The Secret To Transplanting Success – How To Save Worn Out Hanging Baskets
By replanting directly into the ground, worn out root-bound baskets and planters can find the space and nutrients they need to grow strong again. Begin by digging a hole about 50% larger than the existing root ball of the potted plant. Remove the plant from the original basket, taking care to lightly break apart the root bound edges.
This will help the plant’s roots to quickly search out into the new soil and replenish nutrients. Before planting, soak the roots with a good dose of water to re-hydrate.

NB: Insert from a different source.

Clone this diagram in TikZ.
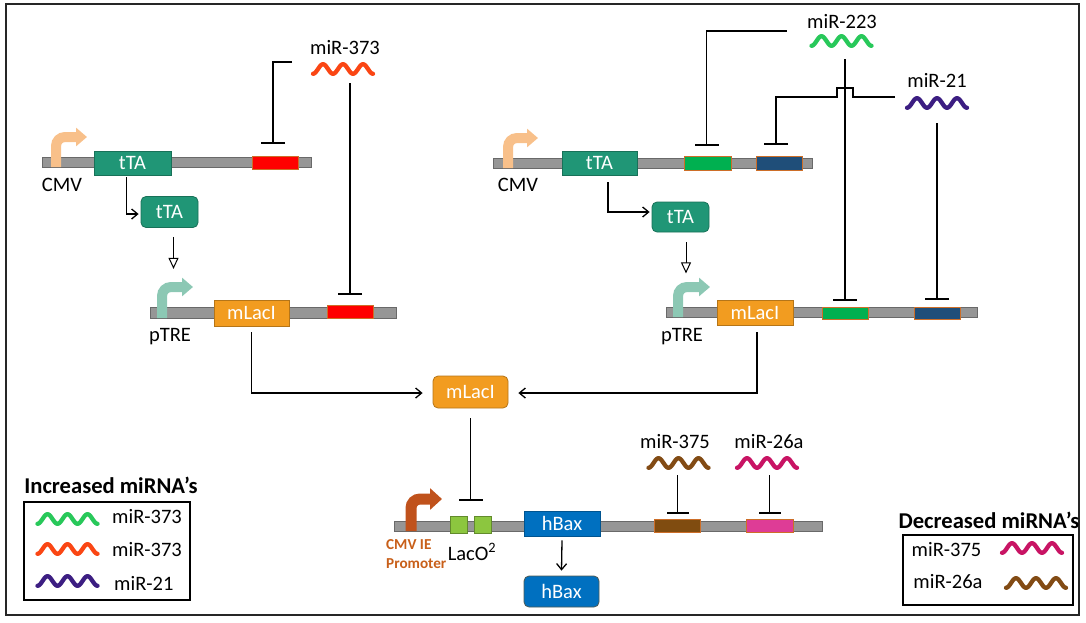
\documentclass[tikz,border=0pt]{standalone}
\usepackage{fontspec}
\setmainfont{Carlito}
\usetikzlibrary{arrows.meta,calc}
\definecolor{bbfill}{RGB}{150,150,150}
\definecolor{bbedge}{RGB}{105,105,105}
\definecolor{tealc}{RGB}{32,150,118}
\definecolor{orangec}{RGB}{242,156,32}
\definecolor{cmvc}{RGB}{248,192,138}
\definecolor{ptrec}{RGB}{140,200,180}
\definecolor{cmvie}{RGB}{192,82,28}
\definecolor{cmvtxt}{RGB}{200,95,25}
\definecolor{siteedge}{RGB}{205,110,40}
\definecolor{redc}{RGB}{255,0,0}
\definecolor{grnc}{RGB}{0,176,80}
\definecolor{bluc}{RGB}{31,78,121}
\definecolor{brnc}{RGB}{128,76,16}
\definecolor{pnkc}{RGB}{222,60,150}
\definecolor{lacoc}{RGB}{140,198,63}
\definecolor{hbaxc}{RGB}{0,112,192}
\definecolor{wgreen}{RGB}{40,200,90}
\definecolor{wred}{RGB}{250,70,20}
\definecolor{wpurple}{RGB}{60,30,130}
\definecolor{wbrown}{RGB}{130,75,20}
\definecolor{wmag}{RGB}{200,20,100}
\tikzset{
  bb/.style={draw=bbedge, fill=bbfill, line width=0.8pt, minimum height=10pt, inner sep=0pt},
  gene/.style={draw=#1!75!black, fill=#1, line width=0.8pt, text=white, font=\fontsize{20.5}{21}\selectfont, inner sep=0pt, minimum height=24pt},
  prot/.style={gene=#1, rounded corners=5pt, minimum height=31pt},
  site/.style={draw=siteedge, fill=#1, line width=0.8pt, inner sep=0pt, minimum height=13pt, minimum width=46pt},
  lbl/.style={font=\fontsize{20.5}{21}\selectfont, inner sep=0pt},
  ttl/.style={font=\bfseries\fontsize{22.6}{24}\selectfont, inner sep=0pt},
  inh/.style={line width=1.5pt, -{Bar[width=24pt]}},
  act/.style={line width=1.3pt, -{Straight Barb[length=6pt,width=10pt]}},
  opn/.style={line width=1pt, -{Triangle[open,length=11pt,width=10pt,fill=white]}},
  prom/.style={draw=#1, line width=10pt, rounded corners=9pt, -{Triangle[length=11pt,width=18pt]}},
  legbox/.style={draw=black, line width=2pt, inner sep=0pt},
  pics/wave/.style={code={\draw[#1, line width=4.3pt, line cap=round, line join=round] plot[domain=-30:30, samples=61, smooth] (\x,{4.8*cos((\x+30)*18)});}}
}
\begin{document}
\begin{tikzpicture}[x=1pt,y=-1pt]
\useasboundingbox (0,0) rectangle (1086,622);
\draw[line width=1.8pt, draw=black!85] (6,4) rectangle (1079,615);

% ---------- top-left construct ----------
\node[bb, minimum width=269pt] (bb1) at (176.5,162) {};
\draw[prom=cmvc] (56,167) -- (56,137) -- (87,137);
\node[gene=tealc, minimum width=77pt] (tta1) at (132.5,163) {tTA};
\node[site=redc] (red1) at (275,162.5) {};
\node[lbl] (cmv1) at (62,185) {CMV};
\node[prot=tealc, minimum width=57pt] (ttap1) at (169.5,212) {tTA};
\node[bb, minimum width=246pt, minimum height=11pt] (bb2) at (273,312.5) {};
\draw[prom=ptrec] (162,318) -- (162,287) -- (193,287);
\node[gene=orangec, minimum width=75pt, minimum height=26pt] (mlac1) at (251.5,313) {mLacI};
\node[site=redc] (red2) at (350,311.5) {};
\node[lbl] (ptre1) at (170,337) {pTRE};
\coordinate (w373) at (343,69);
\coordinate (w373s) at (343,83);
\pic at (w373) {wave=wred};
\node[lbl] (l373) at (345,48) {miR-373};

\draw[inh] ($(w373)+(-51,-7)$) -| ($(red1.north)+(-2,-12)$);
\draw[inh] (red2.north |- w373s) -- ($(red2.north)+(0,-10)$);
\draw[act] ($(tta1.south)+(-6,2)$) |- ($(ttap1.west)+(-2,2)$);
\draw[opn] ($(ttap1.south)+(4,9)$) -- ($(ttap1.south)+(4,41)$);

% ---------- top-right construct ----------
\node[bb, minimum width=319pt] (bb3) at (652.5,163) {};
\draw[prom=cmvc] (508,168) -- (508,138) -- (538,138);
\node[gene=tealc, minimum width=75pt] (tta2) at (599.5,163) {tTA};
\node[site=grnc, minimum width=47pt, minimum height=14pt] (grn1) at (707.5,163) {};
\node[site=bluc, minimum width=46pt, minimum height=14pt] (blu1) at (779,163) {};
\node[lbl] (cmv2) at (518,185) {CMV};
\node[prot=tealc, minimum width=57pt, minimum height=30pt] (ttap2) at (680.5,217) {tTA};
\node[bb, minimum width=311pt] (bb4) at (821.5,312) {};
\draw[prom=ptrec] (678,317) -- (678,287) -- (710,287);
\node[gene=orangec, minimum width=76pt, minimum height=25pt] (mlac2) at (755,312.5) {mLacI};
\node[site=grnc, minimum height=12pt] (grn2) at (845,313) {};
\node[site=bluc, minimum height=12pt] (blu2) at (937,313) {};
\node[lbl] (ptre2) at (682,337) {pTRE};

\coordinate (w223) at (841.5,41);
\coordinate (w223s) at (845,59);
\pic at (w223) {wave=wgreen};
\node[lbl] (l223) at (842,22) {miR-223};
\coordinate (w21) at (937,103);
\coordinate (w21s) at (937,123);
\pic at (w21) {wave=wpurple};
\node[lbl] (l21) at (937,80) {miR-21};

\draw[inh] ($(w223)+(-55,-10)$) -| ($(grn1.north)+(-1,-10)$);
\draw[inh] (grn2.north |- w223s) -- ($(grn2.north)+(0,-6)$);
\draw[inh] (blu2.north |- w21s) -- ($(blu2.north)+(0,-7)$);
\draw[inh] ($(w21)+(-42,-6)$) -- ++(-42,0) -- ++(0,-9) -- ++(-16,0) -- ++(0,9) -| ($(blu1.north)+(-3,-11)$);
\draw[act] ($(tta2.south)+(8.5,7)$) |- ($(ttap2.west)+(-2,-5)$);
\draw[opn] ($(ttap2.south)+(5.5,10)$) -- ($(ttap2.south)+(5.5,41)$);

% ---------- centre ----------
\node[prot=orangec, minimum width=75pt, minimum height=32pt] (mlacp) at (470.5,392) {mLacI};
\draw[act] ($(mlac1.south)+(0,6)$) |- ($(mlacp.west)+(-10,1)$);
\draw[act] ($(mlac2.south)+(2,7)$) |- ($(mlacp.east)+(10,1)$);

\node[bb, minimum width=428pt] (bb5) at (608,526) {};
\draw[prom=cmvie, line width=11pt, -{Triangle[length=12pt,width=21pt]}] (411,531) -- (411,499) -- (442,499);
\node[site=lacoc, draw=lacoc!70!black, minimum width=17pt, minimum height=17pt] (laco1) at (458.5,524.5) {};
\node[site=lacoc, draw=lacoc!70!black, minimum width=17pt, minimum height=17pt] (laco2) at (482.5,524.5) {};
\coordinate (lacomid) at ($(laco1.north)!0.5!(laco2.north)$);
\draw[inh] ($(mlacp.south)+(0,10)$) -- ($(lacomid)+(0,-15)$);
\node[lbl] (laco) at (472,552) {LacO\textsuperscript{2}};
\node[font=\bfseries\fontsize{15.2}{19}\selectfont, text=cmvtxt, align=left, anchor=west, inner sep=0pt] (cmvie) at (386,554) {CMV IE\\Promoter};
\node[gene=hbaxc, minimum width=76pt, minimum height=25pt] (hbax1) at (562,523.5) {hBax};
\node[prot=hbaxc, draw=brnc!60!hbaxc, minimum width=75pt] (hbaxp) at (561.5,591.5) {hBax};
\draw[act] ($(hbax1.south)+(0,4)$) -- ($(hbaxp.north)+(0,-5)$);
\node[site=brnc] (brn) at (677.5,525.5) {};
\node[site=pnkc, minimum width=47pt] (pnk) at (769.5,525.5) {};

\coordinate (w375) at (678.5,463);
\coordinate (w375s) at (678.5,475);
\pic at (w375) {wave=wbrown};
\node[lbl] (l375) at (675,442) {miR-375};
\coordinate (w26) at (767,463);
\coordinate (w26s) at (767,475);
\pic at (w26) {wave=wmag};
\node[lbl] (l26) at (769,442) {miR-26a};
\draw[inh, -{Bar[width=22pt]}] (brn.north |- w375s) -- ($(brn.north)+(0,-5)$);
\draw[inh, -{Bar[width=22pt]}] (pnk.north |- w26s) -- ($(pnk.north)+(0,-5)$);

% ---------- legends ----------
\node[ttl] (inc) at (111,485) {Increased miRNA’s};
\node[legbox, minimum width=166pt, minimum height=98pt] (leg1) at (107,551) {};
\pic at (67.5,519) {wave=wgreen};
\pic at (67.5,549) {wave=wred};
\pic at (67.5,581) {wave=wpurple};
\node[lbl, anchor=west] (li1) at (112,517) {miR-373};
\node[lbl, anchor=west] (li2) at (112,550) {miR-373};
\node[lbl, anchor=west] (li3) at (114,583) {miR-21};

\node[ttl] (dec) at (989,520) {Decreased miRNA’s};
\node[legbox, minimum width=170pt, minimum height=70pt] (leg2) at (988,570) {};
\node[lbl] (ld1) at (946.5,550) {miR-375};
\node[lbl] (ld2) at (948,582) {miR-26a};
\pic at (1032,548) {wave=wmag};
\pic at (1036,583) {wave=wbrown};
\end{tikzpicture}
\end{document}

When re-planting into the new hole, fill the bottom with compost, and mix equal amounts of soil and compost around the edges. The loose, nutrient-filled soil will give the worn out hanging basket plants an easy path to set new roots.
Finally, finish by applying a healthy dose of liquid fertilizer to the plant. Because it is mature and established, it will quickly soak up the nutrients to come back to life.
Water daily or even twice daily for the first week, until the roots have had a chance to become re-established. In no time at all, your old hanging basket will bounce back to life in a beautiful display of color.
To keep the annuals flowering, apply a light granular or liquid fertilizer once a week. Your plants will thank you with rejuvenated blooms!